Document Classification Automation for an Investment Management Software Provider
Dynamo automates the classification of various investment portfolio documents with AI, and taps into insights for advanced analytics
Dynamo Software Inc. (formerly, Netage Solutions) is one of the world's leading cloud providers of alternative investment management software. Dynamo specializes in premium, industry-specific, configurable asset management and reporting software for the alternative assets industry. Its products and services cover such markets as private equity and venture capital funds, real estate investment firms, hedge funds, funds of funds, prime brokers, foundations, endowments, pension funds, and family offices.

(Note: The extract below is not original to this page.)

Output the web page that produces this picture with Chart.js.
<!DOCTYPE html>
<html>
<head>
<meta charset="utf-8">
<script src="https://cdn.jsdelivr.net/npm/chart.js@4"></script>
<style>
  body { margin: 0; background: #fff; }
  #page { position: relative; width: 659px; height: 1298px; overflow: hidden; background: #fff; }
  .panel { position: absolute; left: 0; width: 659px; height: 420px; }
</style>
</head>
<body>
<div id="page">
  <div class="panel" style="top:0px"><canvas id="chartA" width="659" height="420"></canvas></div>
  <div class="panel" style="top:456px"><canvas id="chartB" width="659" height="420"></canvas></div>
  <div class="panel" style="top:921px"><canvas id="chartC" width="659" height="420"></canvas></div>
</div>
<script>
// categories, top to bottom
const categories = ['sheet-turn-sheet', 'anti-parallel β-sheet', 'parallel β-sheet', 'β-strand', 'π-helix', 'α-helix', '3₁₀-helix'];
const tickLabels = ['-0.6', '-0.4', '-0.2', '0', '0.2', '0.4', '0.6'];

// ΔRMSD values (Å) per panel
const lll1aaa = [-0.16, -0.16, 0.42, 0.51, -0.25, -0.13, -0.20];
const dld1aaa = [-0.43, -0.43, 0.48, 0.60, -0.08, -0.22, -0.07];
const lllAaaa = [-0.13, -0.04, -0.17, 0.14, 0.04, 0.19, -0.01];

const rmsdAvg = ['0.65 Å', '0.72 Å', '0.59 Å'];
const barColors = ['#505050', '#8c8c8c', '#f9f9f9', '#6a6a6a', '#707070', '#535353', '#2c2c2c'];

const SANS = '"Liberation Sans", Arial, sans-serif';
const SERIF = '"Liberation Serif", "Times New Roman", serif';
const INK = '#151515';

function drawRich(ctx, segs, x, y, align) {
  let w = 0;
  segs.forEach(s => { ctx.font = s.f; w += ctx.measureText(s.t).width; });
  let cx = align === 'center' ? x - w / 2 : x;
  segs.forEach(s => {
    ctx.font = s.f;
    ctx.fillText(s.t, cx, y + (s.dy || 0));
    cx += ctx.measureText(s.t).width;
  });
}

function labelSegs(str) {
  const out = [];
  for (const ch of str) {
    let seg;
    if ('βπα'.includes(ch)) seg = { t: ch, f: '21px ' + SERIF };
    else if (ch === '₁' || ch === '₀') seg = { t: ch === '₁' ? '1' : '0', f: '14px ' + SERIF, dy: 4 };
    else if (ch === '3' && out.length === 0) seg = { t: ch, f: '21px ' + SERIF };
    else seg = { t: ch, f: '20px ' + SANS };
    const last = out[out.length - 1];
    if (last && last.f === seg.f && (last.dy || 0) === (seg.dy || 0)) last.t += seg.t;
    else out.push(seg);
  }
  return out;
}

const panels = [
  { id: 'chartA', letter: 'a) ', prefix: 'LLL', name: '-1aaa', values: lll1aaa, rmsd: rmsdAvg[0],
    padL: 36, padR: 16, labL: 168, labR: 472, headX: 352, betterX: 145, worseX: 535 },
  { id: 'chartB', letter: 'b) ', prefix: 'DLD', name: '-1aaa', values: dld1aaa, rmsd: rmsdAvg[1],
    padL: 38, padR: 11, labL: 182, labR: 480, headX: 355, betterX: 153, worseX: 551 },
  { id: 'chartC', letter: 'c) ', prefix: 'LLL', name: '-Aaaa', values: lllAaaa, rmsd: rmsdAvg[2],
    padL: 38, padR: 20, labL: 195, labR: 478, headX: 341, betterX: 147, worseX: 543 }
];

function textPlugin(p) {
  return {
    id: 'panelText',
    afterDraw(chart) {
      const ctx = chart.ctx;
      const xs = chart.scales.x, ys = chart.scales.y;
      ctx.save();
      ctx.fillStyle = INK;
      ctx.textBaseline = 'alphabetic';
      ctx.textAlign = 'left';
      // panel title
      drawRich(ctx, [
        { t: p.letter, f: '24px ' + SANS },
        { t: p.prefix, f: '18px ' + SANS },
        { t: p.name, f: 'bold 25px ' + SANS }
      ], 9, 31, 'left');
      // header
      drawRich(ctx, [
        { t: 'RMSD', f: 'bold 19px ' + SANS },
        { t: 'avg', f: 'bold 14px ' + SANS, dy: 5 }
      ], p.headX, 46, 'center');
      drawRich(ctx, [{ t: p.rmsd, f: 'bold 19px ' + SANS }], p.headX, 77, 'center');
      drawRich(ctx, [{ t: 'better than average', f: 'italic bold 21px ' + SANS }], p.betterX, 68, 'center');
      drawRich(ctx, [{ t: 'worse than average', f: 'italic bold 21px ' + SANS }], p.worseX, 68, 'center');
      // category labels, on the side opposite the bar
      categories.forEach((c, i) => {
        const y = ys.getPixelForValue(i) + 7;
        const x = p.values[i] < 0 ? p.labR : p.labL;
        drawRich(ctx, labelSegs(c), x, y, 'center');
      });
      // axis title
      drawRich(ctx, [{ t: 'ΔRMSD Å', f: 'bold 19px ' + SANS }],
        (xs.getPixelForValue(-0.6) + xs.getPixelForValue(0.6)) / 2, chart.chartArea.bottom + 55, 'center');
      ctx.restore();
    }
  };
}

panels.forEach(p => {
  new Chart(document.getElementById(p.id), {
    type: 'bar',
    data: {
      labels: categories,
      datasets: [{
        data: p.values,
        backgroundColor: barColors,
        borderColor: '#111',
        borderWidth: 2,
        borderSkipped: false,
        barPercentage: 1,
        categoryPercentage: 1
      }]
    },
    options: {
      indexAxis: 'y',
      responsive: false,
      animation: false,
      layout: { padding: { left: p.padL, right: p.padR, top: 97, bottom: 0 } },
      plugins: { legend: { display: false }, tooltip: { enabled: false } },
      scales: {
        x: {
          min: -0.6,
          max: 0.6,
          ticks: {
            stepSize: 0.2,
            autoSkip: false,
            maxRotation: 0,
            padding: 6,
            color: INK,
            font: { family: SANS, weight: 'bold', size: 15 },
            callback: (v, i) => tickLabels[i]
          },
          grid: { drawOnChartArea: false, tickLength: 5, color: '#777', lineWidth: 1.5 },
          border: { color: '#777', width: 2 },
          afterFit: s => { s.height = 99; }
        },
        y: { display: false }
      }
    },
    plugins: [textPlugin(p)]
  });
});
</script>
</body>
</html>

The Dynamo platform is an intuitive and highly configurable, end-to-end cloud solution that improves the productivity of fundraising, deal, research, investor relationship, and portfolio management teams worldwide. The platform integrates all of Dynamo’s modules so that teams can focus on providing a human touch and insights that make their firms succeed, rather than spending precious time on repetitive and manual processes.
Dynamo was looking to enhance its document classification platform through AI and automation. The platform was designed to store various documents, and to classify and transfer the information and metadata it scrapes from PDFs and emails to appropriate investments. Dynamo wanted to improve the accuracy of document classification, and to gain the ability to make predictions based on a document's content. By making those improvements, the leaders of Dynamo hoped to reduce the amount of repetitive manual work performed by their data team, to lower operational costs, increase performance, and minimize the time needed for making decisions on client investment portfolios.

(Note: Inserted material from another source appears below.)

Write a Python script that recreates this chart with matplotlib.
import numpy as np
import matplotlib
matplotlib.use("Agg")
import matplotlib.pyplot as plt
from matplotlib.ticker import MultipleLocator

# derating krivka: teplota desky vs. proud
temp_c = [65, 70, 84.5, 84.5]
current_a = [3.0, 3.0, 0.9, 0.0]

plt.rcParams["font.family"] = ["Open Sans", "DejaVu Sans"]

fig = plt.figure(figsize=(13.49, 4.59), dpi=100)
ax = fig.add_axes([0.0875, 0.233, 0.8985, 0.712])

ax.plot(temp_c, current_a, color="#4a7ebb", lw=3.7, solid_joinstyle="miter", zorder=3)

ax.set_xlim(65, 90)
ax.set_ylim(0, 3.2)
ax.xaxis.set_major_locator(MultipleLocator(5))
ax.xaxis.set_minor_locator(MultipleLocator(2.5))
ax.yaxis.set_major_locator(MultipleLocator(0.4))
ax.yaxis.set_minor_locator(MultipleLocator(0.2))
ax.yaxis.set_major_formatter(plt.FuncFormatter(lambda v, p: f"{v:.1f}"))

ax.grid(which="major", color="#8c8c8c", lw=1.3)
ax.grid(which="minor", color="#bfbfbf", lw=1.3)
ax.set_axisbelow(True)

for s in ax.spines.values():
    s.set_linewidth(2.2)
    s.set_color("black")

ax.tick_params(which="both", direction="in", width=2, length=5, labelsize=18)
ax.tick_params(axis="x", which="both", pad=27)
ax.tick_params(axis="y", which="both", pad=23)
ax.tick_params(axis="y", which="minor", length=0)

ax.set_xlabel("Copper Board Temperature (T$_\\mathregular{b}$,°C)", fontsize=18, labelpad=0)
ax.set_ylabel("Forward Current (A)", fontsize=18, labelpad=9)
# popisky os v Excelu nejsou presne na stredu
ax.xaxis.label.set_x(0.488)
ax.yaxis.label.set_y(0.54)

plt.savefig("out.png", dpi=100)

Provectus has a proven record of expertise in developing document processing solutions powered by AI/ML in the cloud. We utilize best practices for data security and privacy, to ensure data confidentiality. Provectus applied this combination of skills to build a new document classification solution for Dynamo. We set up an infrastructure for their dev & management environments, as well as an experimentation infrastructure for document classification. We conducted EDA on Dynamo’s datasets to develop a testing dataset and data extraction datasets, to build a baseline classification model. A robust pipeline for document classification was implemented.

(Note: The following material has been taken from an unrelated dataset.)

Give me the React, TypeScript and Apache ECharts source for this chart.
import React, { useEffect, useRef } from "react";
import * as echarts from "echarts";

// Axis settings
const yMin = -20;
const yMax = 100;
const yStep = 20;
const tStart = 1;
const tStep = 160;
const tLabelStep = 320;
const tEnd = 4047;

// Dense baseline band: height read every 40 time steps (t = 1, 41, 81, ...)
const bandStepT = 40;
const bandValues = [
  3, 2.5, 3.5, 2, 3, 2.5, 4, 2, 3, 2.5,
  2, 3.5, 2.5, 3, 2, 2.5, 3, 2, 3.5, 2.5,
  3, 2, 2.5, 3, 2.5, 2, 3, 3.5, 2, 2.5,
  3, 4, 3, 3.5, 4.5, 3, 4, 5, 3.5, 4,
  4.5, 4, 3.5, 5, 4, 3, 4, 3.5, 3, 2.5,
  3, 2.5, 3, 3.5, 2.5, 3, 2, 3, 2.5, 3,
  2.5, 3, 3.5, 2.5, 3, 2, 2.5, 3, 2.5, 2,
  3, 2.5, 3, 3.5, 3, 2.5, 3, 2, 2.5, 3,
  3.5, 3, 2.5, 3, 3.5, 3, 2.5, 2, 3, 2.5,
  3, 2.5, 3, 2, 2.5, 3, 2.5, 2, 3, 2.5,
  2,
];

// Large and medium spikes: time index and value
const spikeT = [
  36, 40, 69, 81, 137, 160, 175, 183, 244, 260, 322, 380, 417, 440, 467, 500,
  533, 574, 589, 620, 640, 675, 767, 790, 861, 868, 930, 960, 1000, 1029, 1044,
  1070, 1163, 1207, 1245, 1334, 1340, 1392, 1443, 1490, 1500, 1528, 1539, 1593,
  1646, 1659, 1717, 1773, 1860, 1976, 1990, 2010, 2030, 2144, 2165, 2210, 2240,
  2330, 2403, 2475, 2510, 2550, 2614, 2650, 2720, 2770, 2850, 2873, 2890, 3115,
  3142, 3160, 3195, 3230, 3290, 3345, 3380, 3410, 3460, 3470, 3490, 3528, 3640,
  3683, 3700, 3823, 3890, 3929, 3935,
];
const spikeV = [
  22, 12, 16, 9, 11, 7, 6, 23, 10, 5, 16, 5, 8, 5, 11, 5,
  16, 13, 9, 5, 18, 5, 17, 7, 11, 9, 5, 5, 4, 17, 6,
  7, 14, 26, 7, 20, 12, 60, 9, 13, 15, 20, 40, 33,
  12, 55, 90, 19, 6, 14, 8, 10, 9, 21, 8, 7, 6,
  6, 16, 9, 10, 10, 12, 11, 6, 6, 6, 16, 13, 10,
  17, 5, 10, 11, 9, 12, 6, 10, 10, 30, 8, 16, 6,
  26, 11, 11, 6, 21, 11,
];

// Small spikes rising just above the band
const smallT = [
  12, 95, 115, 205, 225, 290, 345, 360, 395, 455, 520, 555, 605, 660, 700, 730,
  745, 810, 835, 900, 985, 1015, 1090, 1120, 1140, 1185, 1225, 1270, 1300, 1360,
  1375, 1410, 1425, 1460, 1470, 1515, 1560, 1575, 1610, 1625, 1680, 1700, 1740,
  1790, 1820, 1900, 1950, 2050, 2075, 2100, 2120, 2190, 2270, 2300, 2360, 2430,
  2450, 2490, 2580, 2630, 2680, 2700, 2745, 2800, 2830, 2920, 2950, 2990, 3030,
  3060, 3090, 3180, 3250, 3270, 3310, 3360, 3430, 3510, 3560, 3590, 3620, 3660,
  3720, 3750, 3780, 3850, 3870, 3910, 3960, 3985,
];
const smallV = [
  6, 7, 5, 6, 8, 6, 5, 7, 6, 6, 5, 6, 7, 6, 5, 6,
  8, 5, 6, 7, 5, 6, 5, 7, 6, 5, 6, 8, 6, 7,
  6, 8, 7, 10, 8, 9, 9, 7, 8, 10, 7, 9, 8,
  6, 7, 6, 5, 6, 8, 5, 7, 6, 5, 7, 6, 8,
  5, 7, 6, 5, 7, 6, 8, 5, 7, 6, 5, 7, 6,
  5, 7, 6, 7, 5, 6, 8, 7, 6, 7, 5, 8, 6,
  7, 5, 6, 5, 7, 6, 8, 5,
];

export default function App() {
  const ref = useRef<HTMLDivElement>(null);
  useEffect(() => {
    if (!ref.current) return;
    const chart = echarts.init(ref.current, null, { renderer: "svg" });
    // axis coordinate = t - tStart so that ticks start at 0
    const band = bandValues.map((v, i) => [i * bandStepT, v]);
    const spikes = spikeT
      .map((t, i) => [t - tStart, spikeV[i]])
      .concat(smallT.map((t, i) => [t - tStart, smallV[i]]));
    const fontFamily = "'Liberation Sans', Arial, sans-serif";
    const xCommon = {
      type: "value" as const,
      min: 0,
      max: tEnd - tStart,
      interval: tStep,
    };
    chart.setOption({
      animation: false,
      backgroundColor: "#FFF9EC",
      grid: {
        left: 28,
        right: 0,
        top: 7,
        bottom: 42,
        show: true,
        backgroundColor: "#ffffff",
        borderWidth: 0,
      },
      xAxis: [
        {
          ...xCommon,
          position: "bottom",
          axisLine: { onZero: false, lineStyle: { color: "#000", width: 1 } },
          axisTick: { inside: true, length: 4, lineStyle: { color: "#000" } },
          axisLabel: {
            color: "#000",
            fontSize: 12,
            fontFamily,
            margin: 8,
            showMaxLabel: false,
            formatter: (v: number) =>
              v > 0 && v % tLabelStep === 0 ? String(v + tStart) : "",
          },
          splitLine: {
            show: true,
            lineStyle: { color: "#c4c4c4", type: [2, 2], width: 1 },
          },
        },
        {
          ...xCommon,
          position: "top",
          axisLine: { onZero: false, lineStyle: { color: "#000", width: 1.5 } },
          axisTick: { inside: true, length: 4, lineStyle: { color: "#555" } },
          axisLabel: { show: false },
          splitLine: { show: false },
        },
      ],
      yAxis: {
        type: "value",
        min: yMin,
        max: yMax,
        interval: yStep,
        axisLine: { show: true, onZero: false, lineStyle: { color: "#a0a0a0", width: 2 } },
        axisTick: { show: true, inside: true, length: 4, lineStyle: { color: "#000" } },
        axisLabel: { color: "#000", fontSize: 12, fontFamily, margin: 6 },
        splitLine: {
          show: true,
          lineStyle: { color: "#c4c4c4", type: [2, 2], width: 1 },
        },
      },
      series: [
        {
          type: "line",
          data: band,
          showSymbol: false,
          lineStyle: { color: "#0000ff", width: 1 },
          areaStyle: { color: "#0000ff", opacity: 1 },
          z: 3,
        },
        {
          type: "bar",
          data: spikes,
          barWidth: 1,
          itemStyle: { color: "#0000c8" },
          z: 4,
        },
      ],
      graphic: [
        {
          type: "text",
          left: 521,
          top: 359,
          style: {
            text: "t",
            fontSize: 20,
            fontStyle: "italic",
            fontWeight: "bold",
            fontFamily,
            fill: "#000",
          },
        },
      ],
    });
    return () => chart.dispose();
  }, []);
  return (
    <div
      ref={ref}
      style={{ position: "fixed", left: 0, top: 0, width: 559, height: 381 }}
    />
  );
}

Provectus was able to develop a new document classification solution for Dynamo in six weeks. As agreed by Provectus and Dynamo, the initial implementation would handle PDF documents using four labels: capital calls, distributions, capital account statements, and tax documents. When run on a test dataset, the solution returned an f1-score of 95%, which exceeded the requested threshold of 85%. The automation accuracy enabled by the solution demonstrated to Dynamo that it was possible to continually enhance their existing document classification platform. That success incentivized the leaders of Dynamo to move forward into the next stage of cooperation with Provectus.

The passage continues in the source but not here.